Damion plopped down and began stuffing the mushrooms into his mouth.

Magda lingered next to Kaelan, watching Honey dance around the trees, singing sweetly as she twirled.

“I’m sorry, Kaelan,” she said.

“What for? She’s alive, isn’t she?” Damion said through a mouthful of food.

“Sit, sit,” Poppy said gently, giving Magda’s shoulder a nudge.

Magda lowered herself to the ground. Kaelan’s misery hung as thick as smog around him, and even though they were not empathically connected, it weighed on her, leaving a restless itch in her legs.

Still in flight, Poppy wrapped her arms around Kaelan’s neck briefly. “Eat, eat.”

Magda popped a smooth red berry into her mouth.

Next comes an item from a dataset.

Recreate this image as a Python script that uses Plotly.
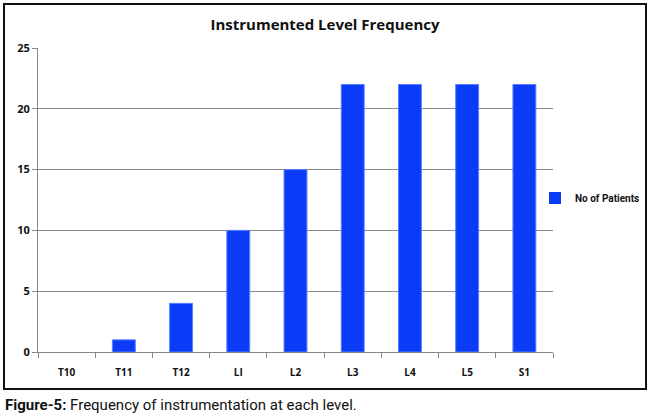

The skin snapped and juice flowed down her throat, thick, like cream and sweeter than pineapple. The tension in her shoulders melted as the sugar rushed through her. She’d forgotten how much better food in the Lands tasted.

Kaelan sank to the ground next to her, but didn’t touch the food in front of him.

Poppy flew off and returned with a water jug crafted from more waxy broad leaves. She landed between Damion and Magda, setting the jug down and, with quick fingers, made boat-shaped cups out of more leaves. Once filled, she held one out to Magda.

Magda took the cup, her fingers grazing the sandpapery skin of Poppy’s hands.

“Thank you.”

She drank. The water tasted cool and rich. She smiled.

Poppy placed a leaf-cup before Damion and another in front of Kaelan, giving him a pat on the shoulder.

“As soon as you’re able, we should leave for the Spire,” Damion said to Magda after washing down the last of his food.